GIVEN REQUEST
Print the lines of the listing below verbatim from its first line through the line bearing "const seriesValues = [s1, s2, s3, s4, s5, s6, s7, s8];". Any pictures are to be omitted.
** Begin ITEMS **
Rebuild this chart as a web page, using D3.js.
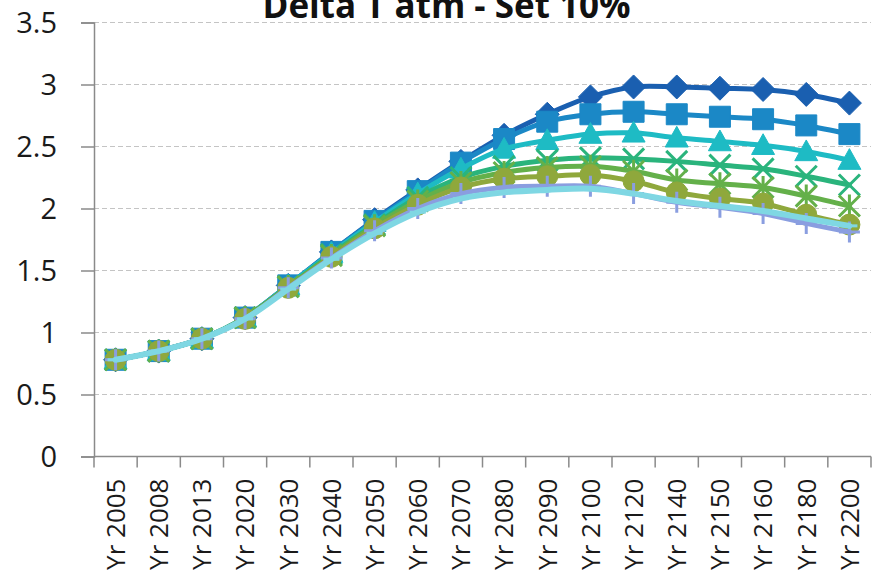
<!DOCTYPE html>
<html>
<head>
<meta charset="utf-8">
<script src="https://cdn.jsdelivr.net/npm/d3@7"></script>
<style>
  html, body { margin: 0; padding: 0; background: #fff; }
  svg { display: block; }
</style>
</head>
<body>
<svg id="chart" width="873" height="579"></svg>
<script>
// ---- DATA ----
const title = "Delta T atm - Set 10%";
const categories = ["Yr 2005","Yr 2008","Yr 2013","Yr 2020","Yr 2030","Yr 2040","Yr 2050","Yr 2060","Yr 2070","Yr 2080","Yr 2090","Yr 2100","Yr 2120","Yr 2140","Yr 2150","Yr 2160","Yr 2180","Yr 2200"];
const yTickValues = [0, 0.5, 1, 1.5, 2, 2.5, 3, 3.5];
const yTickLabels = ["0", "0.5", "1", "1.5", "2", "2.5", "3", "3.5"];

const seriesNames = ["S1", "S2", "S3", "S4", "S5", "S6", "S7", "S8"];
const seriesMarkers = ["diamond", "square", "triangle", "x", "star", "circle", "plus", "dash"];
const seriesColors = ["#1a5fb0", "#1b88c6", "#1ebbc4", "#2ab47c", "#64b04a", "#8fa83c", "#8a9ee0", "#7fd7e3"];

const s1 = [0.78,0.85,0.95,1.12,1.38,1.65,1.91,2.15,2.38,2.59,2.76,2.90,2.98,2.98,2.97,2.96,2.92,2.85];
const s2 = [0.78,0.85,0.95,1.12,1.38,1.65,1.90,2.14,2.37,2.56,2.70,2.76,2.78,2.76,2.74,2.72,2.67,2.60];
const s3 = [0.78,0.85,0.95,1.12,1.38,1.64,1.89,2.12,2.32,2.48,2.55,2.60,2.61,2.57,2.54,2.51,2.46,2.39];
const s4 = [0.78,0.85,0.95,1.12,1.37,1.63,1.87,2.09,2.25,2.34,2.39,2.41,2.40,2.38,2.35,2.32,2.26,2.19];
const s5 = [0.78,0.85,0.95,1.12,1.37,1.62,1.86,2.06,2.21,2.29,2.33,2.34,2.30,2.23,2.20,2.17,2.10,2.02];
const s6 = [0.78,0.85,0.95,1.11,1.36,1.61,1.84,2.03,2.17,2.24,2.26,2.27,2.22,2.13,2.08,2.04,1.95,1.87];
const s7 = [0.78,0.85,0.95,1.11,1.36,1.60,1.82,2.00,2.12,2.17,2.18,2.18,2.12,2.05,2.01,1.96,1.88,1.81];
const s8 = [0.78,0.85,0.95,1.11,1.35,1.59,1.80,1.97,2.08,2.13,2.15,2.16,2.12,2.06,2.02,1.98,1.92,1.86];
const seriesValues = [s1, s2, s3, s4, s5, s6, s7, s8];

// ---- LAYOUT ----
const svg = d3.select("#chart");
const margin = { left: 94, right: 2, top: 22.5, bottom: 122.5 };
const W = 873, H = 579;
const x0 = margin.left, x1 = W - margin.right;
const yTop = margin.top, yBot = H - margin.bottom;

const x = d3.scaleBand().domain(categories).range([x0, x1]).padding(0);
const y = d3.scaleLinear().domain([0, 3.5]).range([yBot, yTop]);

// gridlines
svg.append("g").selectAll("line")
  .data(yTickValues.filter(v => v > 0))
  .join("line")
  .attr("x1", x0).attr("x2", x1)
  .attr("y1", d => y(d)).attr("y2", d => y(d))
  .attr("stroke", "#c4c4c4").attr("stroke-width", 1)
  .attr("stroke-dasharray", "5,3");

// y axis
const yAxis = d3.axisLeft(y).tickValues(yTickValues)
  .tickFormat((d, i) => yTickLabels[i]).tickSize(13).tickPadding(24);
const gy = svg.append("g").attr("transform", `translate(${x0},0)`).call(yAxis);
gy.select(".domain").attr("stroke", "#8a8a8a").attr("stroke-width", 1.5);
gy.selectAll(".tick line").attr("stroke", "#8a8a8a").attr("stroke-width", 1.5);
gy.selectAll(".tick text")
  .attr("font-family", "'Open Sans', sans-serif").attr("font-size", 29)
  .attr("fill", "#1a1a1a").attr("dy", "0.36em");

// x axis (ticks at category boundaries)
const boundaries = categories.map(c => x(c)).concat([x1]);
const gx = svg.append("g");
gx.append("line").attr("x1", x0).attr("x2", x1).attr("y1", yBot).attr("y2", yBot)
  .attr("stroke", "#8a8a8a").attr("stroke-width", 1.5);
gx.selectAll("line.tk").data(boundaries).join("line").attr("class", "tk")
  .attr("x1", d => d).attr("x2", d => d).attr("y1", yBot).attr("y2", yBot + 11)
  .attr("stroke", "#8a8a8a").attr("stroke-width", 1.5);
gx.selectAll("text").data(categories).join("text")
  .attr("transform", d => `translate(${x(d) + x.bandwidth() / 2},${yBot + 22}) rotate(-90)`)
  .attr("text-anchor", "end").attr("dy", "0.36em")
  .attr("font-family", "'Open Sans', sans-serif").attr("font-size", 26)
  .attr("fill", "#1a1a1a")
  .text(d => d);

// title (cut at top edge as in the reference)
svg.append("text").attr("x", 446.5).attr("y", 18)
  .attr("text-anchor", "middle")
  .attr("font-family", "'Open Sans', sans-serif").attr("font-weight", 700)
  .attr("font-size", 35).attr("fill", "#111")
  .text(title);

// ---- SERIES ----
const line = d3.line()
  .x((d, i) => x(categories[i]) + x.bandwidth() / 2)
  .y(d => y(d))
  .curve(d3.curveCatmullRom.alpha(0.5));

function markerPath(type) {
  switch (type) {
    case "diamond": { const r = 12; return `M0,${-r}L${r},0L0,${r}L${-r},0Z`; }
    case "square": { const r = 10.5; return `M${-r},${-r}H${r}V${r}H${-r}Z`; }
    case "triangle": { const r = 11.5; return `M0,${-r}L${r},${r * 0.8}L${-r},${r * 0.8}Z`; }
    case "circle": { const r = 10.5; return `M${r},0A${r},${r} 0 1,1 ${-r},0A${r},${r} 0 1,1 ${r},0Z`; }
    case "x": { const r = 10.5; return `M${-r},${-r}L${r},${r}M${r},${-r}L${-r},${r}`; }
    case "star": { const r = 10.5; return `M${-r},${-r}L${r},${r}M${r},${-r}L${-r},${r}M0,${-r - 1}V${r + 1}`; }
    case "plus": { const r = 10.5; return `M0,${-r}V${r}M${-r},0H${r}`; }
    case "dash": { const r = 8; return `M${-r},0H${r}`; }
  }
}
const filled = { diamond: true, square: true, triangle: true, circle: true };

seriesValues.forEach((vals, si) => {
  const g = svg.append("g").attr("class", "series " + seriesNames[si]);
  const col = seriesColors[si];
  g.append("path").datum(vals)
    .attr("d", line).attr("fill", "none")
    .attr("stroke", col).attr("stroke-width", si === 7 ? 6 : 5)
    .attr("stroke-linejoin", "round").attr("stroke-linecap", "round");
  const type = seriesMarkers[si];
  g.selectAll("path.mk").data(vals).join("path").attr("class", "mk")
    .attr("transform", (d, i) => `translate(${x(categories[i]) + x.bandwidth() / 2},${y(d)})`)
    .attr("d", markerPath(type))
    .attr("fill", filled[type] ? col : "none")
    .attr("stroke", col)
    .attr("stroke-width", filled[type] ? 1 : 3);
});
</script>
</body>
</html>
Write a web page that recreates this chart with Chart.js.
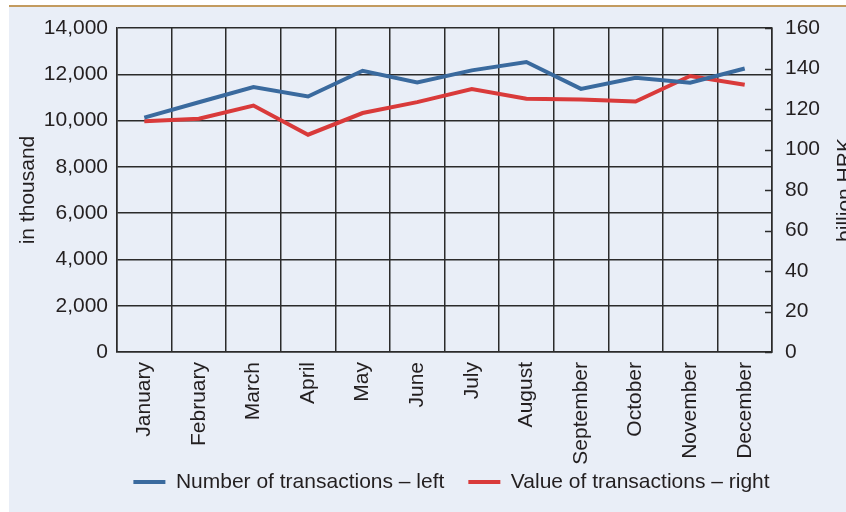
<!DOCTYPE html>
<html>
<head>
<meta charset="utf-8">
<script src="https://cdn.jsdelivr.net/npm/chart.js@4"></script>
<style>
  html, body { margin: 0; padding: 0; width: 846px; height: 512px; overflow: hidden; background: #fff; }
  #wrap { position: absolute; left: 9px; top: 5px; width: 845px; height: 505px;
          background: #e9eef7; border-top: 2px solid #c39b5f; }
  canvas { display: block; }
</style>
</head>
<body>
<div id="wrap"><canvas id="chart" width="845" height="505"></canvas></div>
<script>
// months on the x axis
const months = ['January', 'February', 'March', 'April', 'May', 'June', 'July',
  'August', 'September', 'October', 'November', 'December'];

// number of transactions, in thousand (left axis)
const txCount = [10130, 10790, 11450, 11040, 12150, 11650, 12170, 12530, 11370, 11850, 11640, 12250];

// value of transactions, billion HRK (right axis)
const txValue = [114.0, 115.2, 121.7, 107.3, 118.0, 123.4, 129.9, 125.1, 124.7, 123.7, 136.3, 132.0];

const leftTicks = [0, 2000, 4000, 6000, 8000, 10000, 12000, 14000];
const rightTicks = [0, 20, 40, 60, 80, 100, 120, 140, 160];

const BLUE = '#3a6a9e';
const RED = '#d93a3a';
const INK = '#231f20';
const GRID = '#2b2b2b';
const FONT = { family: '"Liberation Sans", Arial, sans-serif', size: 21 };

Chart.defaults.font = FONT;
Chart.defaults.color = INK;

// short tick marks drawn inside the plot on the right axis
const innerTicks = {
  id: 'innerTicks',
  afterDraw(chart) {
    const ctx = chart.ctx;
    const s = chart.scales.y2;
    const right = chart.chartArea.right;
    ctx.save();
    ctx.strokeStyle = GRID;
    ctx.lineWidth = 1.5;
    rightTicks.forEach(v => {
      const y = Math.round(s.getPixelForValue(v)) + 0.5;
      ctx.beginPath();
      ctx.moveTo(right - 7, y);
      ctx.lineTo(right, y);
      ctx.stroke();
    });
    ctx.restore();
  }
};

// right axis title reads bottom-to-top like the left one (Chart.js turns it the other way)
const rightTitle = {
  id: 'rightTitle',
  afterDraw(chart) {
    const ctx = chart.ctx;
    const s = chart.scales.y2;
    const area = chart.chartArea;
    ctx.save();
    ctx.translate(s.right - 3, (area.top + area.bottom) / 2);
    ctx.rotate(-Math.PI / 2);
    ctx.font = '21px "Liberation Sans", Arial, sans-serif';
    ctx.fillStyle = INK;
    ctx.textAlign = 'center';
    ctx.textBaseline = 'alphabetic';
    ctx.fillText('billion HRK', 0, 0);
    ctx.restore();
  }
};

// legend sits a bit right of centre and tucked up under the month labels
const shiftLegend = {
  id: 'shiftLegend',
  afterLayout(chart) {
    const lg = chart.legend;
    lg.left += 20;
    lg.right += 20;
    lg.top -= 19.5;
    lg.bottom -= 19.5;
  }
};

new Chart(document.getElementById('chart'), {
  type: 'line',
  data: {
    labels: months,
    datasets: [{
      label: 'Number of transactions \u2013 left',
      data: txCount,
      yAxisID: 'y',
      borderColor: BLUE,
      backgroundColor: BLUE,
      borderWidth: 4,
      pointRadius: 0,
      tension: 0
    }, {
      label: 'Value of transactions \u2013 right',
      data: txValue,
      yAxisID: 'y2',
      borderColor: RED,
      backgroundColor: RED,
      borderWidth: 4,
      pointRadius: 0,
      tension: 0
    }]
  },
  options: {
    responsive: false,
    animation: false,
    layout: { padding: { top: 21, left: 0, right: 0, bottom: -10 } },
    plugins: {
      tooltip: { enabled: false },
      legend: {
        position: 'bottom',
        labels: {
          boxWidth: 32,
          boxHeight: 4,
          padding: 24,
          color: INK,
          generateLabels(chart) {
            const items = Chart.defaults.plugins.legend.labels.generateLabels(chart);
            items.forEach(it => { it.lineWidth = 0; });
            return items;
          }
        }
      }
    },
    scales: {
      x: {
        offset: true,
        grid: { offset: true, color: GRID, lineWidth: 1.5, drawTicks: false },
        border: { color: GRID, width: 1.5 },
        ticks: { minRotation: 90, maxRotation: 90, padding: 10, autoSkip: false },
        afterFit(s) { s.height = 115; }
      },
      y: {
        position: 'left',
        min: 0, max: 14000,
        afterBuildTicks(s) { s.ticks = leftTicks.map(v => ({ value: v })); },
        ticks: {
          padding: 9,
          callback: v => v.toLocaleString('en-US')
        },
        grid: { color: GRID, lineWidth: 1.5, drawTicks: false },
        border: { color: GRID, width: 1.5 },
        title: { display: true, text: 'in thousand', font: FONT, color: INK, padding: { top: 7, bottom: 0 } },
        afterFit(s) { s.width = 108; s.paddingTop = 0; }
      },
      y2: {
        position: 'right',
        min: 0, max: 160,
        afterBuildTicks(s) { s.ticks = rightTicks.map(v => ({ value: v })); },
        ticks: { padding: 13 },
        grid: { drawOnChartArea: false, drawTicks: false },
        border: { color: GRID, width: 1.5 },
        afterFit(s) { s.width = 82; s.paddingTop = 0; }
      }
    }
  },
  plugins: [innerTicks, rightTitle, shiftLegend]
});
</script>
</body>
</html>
** End ITEMS **
SOLUTION FOR THIS EXERCISE
Rebuild this chart as a web page, using D3.js.
<!DOCTYPE html>
<html>
<head>
<meta charset="utf-8">
<script src="https://cdn.jsdelivr.net/npm/d3@7"></script>
<style>
  html, body { margin: 0; padding: 0; background: #fff; }
  svg { display: block; }
</style>
</head>
<body>
<svg id="chart" width="873" height="579"></svg>
<script>
// ---- DATA ----
const title = "Delta T atm - Set 10%";
const categories = ["Yr 2005","Yr 2008","Yr 2013","Yr 2020","Yr 2030","Yr 2040","Yr 2050","Yr 2060","Yr 2070","Yr 2080","Yr 2090","Yr 2100","Yr 2120","Yr 2140","Yr 2150","Yr 2160","Yr 2180","Yr 2200"];
const yTickValues = [0, 0.5, 1, 1.5, 2, 2.5, 3, 3.5];
const yTickLabels = ["0", "0.5", "1", "1.5", "2", "2.5", "3", "3.5"];

const seriesNames = ["S1", "S2", "S3", "S4", "S5", "S6", "S7", "S8"];
const seriesMarkers = ["diamond", "square", "triangle", "x", "star", "circle", "plus", "dash"];
const seriesColors = ["#1a5fb0", "#1b88c6", "#1ebbc4", "#2ab47c", "#64b04a", "#8fa83c", "#8a9ee0", "#7fd7e3"];

const s1 = [0.78,0.85,0.95,1.12,1.38,1.65,1.91,2.15,2.38,2.59,2.76,2.90,2.98,2.98,2.97,2.96,2.92,2.85];
const s2 = [0.78,0.85,0.95,1.12,1.38,1.65,1.90,2.14,2.37,2.56,2.70,2.76,2.78,2.76,2.74,2.72,2.67,2.60];
const s3 = [0.78,0.85,0.95,1.12,1.38,1.64,1.89,2.12,2.32,2.48,2.55,2.60,2.61,2.57,2.54,2.51,2.46,2.39];
const s4 = [0.78,0.85,0.95,1.12,1.37,1.63,1.87,2.09,2.25,2.34,2.39,2.41,2.40,2.38,2.35,2.32,2.26,2.19];
const s5 = [0.78,0.85,0.95,1.12,1.37,1.62,1.86,2.06,2.21,2.29,2.33,2.34,2.30,2.23,2.20,2.17,2.10,2.02];
const s6 = [0.78,0.85,0.95,1.11,1.36,1.61,1.84,2.03,2.17,2.24,2.26,2.27,2.22,2.13,2.08,2.04,1.95,1.87];
const s7 = [0.78,0.85,0.95,1.11,1.36,1.60,1.82,2.00,2.12,2.17,2.18,2.18,2.12,2.05,2.01,1.96,1.88,1.81];
const s8 = [0.78,0.85,0.95,1.11,1.35,1.59,1.80,1.97,2.08,2.13,2.15,2.16,2.12,2.06,2.02,1.98,1.92,1.86];
const seriesValues = [s1, s2, s3, s4, s5, s6, s7, s8];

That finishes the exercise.